The two things I remember most about my childhood were riding horses and dancing. I think my very first memory was listening to music and dancing on our sofa which, in my mind, was a stage. I remember one specific time I was dancing and I looked down at my dress and it wasn’t very pretty so I went into my bedroom and changed into a Sunday dress so I could look more like a fairy—a beautiful fairy dancing on the stage. That’s one of my very first memories. Then, at the age of five my mother took me to see a dress rehearsal of the Atlanta Civic Ballet. I remember seeing what looked to be elves and fairies sitting in the audience with us. Though they were just the other children waiting to go on stage, I thought they were real. When mother asked me if I wanted to take ballet, I said yes because I thought that meant that I would be able to see the fairies and elves up close. At five, I started taking ballet classes with Dorothy Alexander, who was the founder of the Atlanta Ballet. I thought the fairies and elves would take one look at me and know that I was one of them and they would make me their fairy princess. Where does this come from, I wonder, in a child? It is such a strong memory for me.
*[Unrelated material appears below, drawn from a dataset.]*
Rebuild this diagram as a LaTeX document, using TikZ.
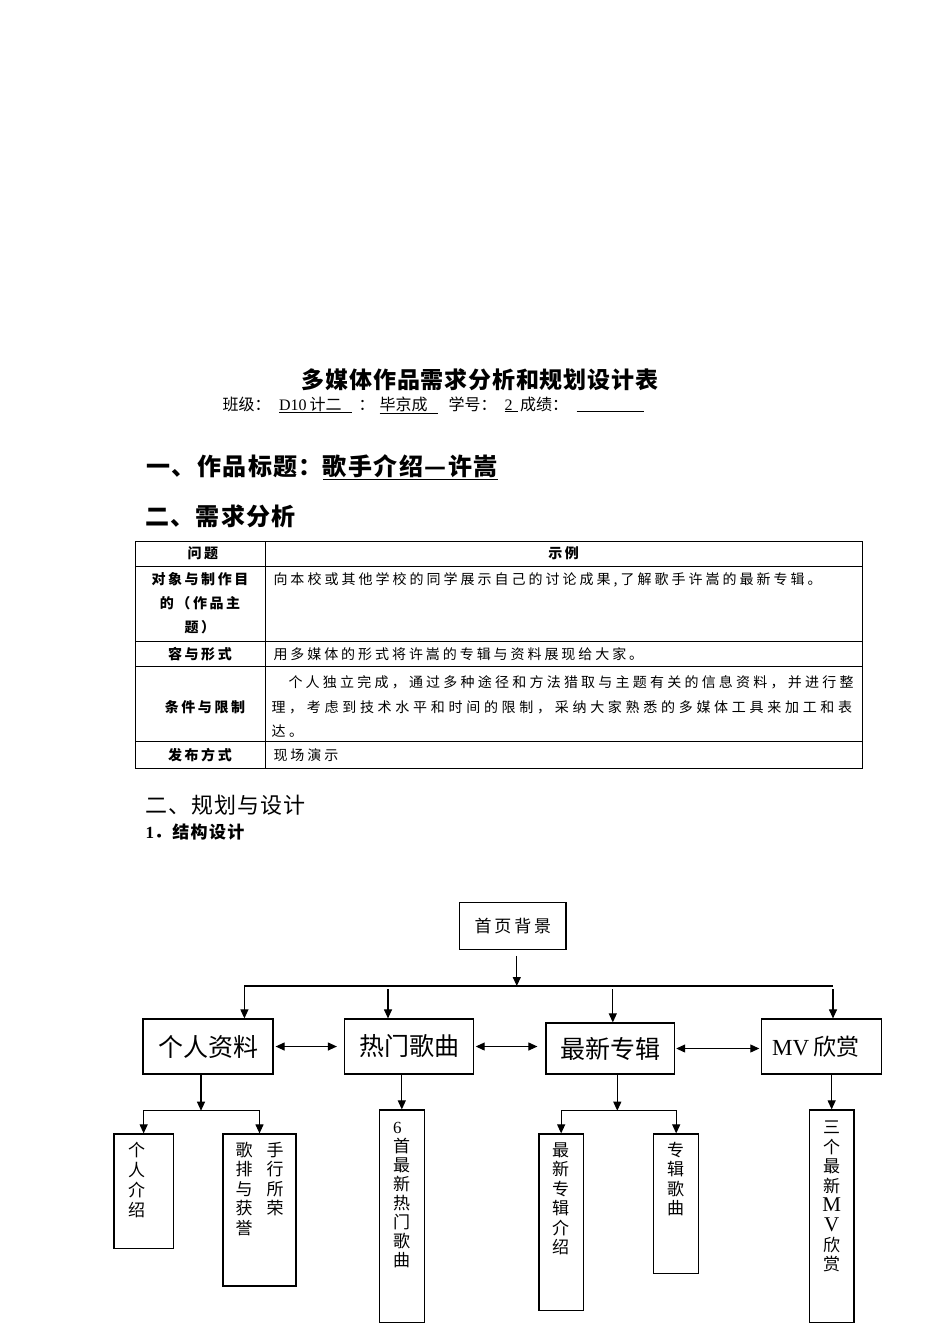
\documentclass[tikz,border=0pt]{standalone}
\usepackage{fontspec}
\setmainfont{Noto Sans CJK SC}
\newfontfamily\lat{Liberation Serif}
\usetikzlibrary{arrows.meta}
\newcommand\fsz[2]{\fontsize{#1}{#2}\selectfont}

\begin{document}
\begin{tikzpicture}[x=1pt,y=-1pt,line width=1pt,
  box/.style={draw,line width=1.2pt,inner sep=0pt},
  arr/.style={line width=1.1pt,-{Triangle[length=9pt,width=8pt]}},
  darr/.style={line width=1.1pt,{Triangle[length=9pt,width=8pt]}-{Triangle[length=9pt,width=8pt]}},
  vtext/.style={inner sep=0pt,align=center,font=\fsz{17}{19.5}},
  sub/.style={inner sep=0pt,anchor=base west,font=\fsz{16}{18}},
  cell/.style={inner sep=0pt,anchor=base west,font={\fsz{14}{17}\addfontfeature{LetterSpace=21.5}}},
  head/.style={inner sep=0pt,anchor=base,font={\fsz{14}{17}\bfseries\addfontfeature{LetterSpace=18}}}]
  \useasboundingbox (0,0) rectangle (950,1344);

  % title lines
  \node[inner sep=0pt,anchor=base,font={\fsz{23}{26}\bfseries\addfontfeature{LetterSpace=3.5}}] (title) at (480,388.7) {多媒体作品需求分析和规划设计表};
  \node[sub] (s1) at (222,410) {班级：};
  \node[sub] (s2) at (278.6,410) {\underline{{\lat D10}\hspace{3pt}计二\hspace{10pt}}};
  \node[sub] (s3) at (358,410) {：};
  \node[sub] (s4) at (379,410) {\underline{毕京成\hspace{10pt}}};
  \node[sub] (s5) at (448,410) {学号：};
  \node[sub] (s6) at (504,410) {\underline{{\lat 2}\hspace{5pt}}};
  \node[sub] (s7) at (519.6,410) {成绩：};
  \node[sub] (s8) at (576,410) {\underline{\hspace{67pt}}};

  \node[inner sep=0pt,anchor=base west,font={\fsz{24}{27}\bfseries\addfontfeature{LetterSpace=6}}] (h1) at (145.8,475) {一、作品标题：\underline{歌手介绍—许嵩}};
  \node[inner sep=0pt,anchor=base west,font={\fsz{24}{27}\bfseries\addfontfeature{LetterSpace=5}}] (h2) at (145,525.6) {二、需求分析};

  % table
  \draw (135,541) rectangle (862,768);
  \foreach \ry in {566,641,666,741}
    \draw (135,\ry) -- (862,\ry);
  \draw (265.5,541) -- (265.5,768);
  \node[head] (q0) at (203,558.8) {问题};
  \node[head] (a0) at (563.6,558.8) {示例};
  \node[head,anchor=center,align=center,font={\fsz{14}{24}\bfseries\addfontfeature{LetterSpace=18}}] (q1) at (200,603) {对象与制作目\\的（作品主\\题）};
  \node[cell] (a1) at (273,584.3) {向本校或其他学校的同学展示自己的讨论成果,了解歌手许嵩的最新专辑。};
  \node[head] (q2) at (200,659.3) {容与形式};
  \node[cell,font={\fsz{14}{17}\addfontfeature{LetterSpace=21}}] (a2) at (273,659.3) {用多媒体的形式将许嵩的专辑与资料展现给大家。};
  \node[head] (q3) at (205,712.3) {条件与限制};
  \node[cell,font={\fsz{14}{17}\addfontfeature{LetterSpace=23}}] (a3a) at (288,687.3) {个人独立完成，通过多种途径和方法猎取与主题有关的信息资料，并进行整};
  \node[cell,font={\fsz{14}{17}\addfontfeature{LetterSpace=26.5}}] (a3b) at (271,712.3) {理，考虑到技术水平和时间的限制，采纳大家熟悉的多媒体工具来加工和表};
  \node[cell,font={\fsz{14}{17}\addfontfeature{LetterSpace=26.5}}] (a3c) at (271,736.3) {达。};
  \node[head] (q4) at (200,760) {发布方式};
  \node[cell,font={\fsz{14}{17}\addfontfeature{LetterSpace=21}}] (a4) at (273,760) {现场演示};

  \node[inner sep=0pt,anchor=base west,font={\fsz{22}{25}\addfontfeature{LetterSpace=4.5}}] (h3) at (145,813.4) {二、规划与设计};
  \node[inner sep=0pt,anchor=base west,font={\fsz{17}{20}\bfseries\addfontfeature{LetterSpace=8}}] (h4) at (145,838) {{\lat\bfseries 1}．结构设计};

  % structure chart
  \node[box,minimum width=106.3pt,minimum height=46.6pt,font={\fsz{17}{20}\addfontfeature{LetterSpace=17}}] (home) at (512.85,926) {首页背景};
  \node[box,minimum width=130pt,minimum height=55pt,font=\fsz{25}{28}] (b1) at (208,1046.5) {个人资料};
  \node[box,minimum width=129.1pt,minimum height=55pt,font=\fsz{25}{28}] (b2) at (409.05,1046.5) {热门歌曲};
  \node[box,minimum width=128.6pt,minimum height=51pt,font=\fsz{25}{28}] (b3) at (610.3,1048.5) {最新专辑};
  \node[box,minimum width=120.4pt,minimum height=55pt,font=\fsz{23}{26}] (b4) at (821.6,1046.5) {{\lat MV}\kern4pt 欣赏\kern12pt};

  \node[box,minimum width=59.3pt,minimum height=114.3pt] (c1) at (143.65,1191.15) {};
  \node[box,minimum width=73pt,minimum height=152pt] (c2) at (259.5,1210) {};
  \node[box,minimum width=45pt,minimum height=212.7pt] (c3) at (401.8,1216.35) {};
  \node[box,minimum width=44.3pt,minimum height=176.7pt] (c4) at (561.15,1222.35) {};
  \node[box,minimum width=45pt,minimum height=139.3pt] (c5) at (676.2,1203.65) {};
  \node[box,minimum width=44.7pt,minimum height=212.7pt] (c6) at (831.65,1216.35) {};

  \node[vtext,font=\fsz{17}{20}] (t1) at (136.7,1180) {个\\人\\介\\绍};
  \node[vtext] (t2a) at (244,1189) {歌\\排\\与\\获\\誉};
  \node[vtext] (t2b) at (275,1179.25) {手\\行\\所\\荣};
  \node[vtext,align=left,font=\fsz{17}{19}] (t3) at (401.7,1195.5) {{\lat 6}\\首\\最\\新\\热\\门\\歌\\曲};
  \node[vtext] (t4) at (560.7,1198.75) {最\\新\\专\\辑\\介\\绍};
  \node[vtext] (t5) at (675.7,1179.25) {专\\辑\\歌\\曲};
  \node[vtext,font=\fsz{17}{19.6}] (t6) at (831.7,1196.5) {三\\个\\最\\新\\{\lat\fsz{21}{19.6}M}\\{\lat\fsz{21}{19.6}V}\\欣\\赏};

  \coordinate (busL) at (244.4,986);
  \coordinate (busR) at (833,986);
  \coordinate (busM) at (516.8,986);
  \coordinate (d2) at (388,989);
  \coordinate (d3) at (612.8,989);
  \coordinate (d4) at (833,989);
  \coordinate (j1) at (201,1110.7);
  \coordinate (j3) at (617.3,1110.7);

  \draw[arr] ([xshift=3.95pt,yshift=-6pt]home.south) -- (busM);
  \draw[line width=1.1pt] (busL) -- (busR);
  \draw[arr] (busL) -- (busL |- b1.north);
  \draw[arr] (d2) -- (d2 |- b2.north);
  \draw[arr] (d3) -- (d3 |- b3.north);
  \draw[arr] (d4) -- (d4 |- b4.north);

  \draw[darr,shorten <=2pt,shorten >=7pt] (b1) -- (b2);
  \draw[darr,shorten <=1.5pt,shorten >=8pt] (b2.east) -- (b2.east -| b3.west);
  \draw[darr,shorten <=1pt,shorten >=1.5pt] (b3.east) -- (b3.east -| b4.west);

  \draw[arr] (j1 |- b1.south) -- (j1);
  \draw[arr] (j1) -| (c1);
  \draw[arr] (j1) -| (c2);
  \draw[arr] (c3.north |- b2.south) -- (c3.north);
  \draw[arr] (j3 |- b3.south) -- (j3);
  \draw[arr] (j3) -| (c4);
  \draw[arr] (j3) -| (c5);
  \draw[arr] (c6.north |- b4.south) -- (c6.north);
\end{tikzpicture}
\end{document}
Miss Dorothy’s house was up on a hill and in order to get there you had to walk through what looked to me like a little, magical ‘fairyland’ of plants and fish ponds. In the ballet studio there were bay windows that overlooked the gardens and there was a silver bar that Miss Dorothy asked us to put our hands on. I remember thinking, ‘Well, now, where are all the fairies?’ I saw a green curtain hanging on the wall and I thought they must be behind the curtain and that they were going to come out and tell me that I was their princess! (laughs) They didn’t actually do that but something about dance and music enchanted me from the start because I kept coming back. Eventually I became a member of the Atlanta Ballet when I was twelve.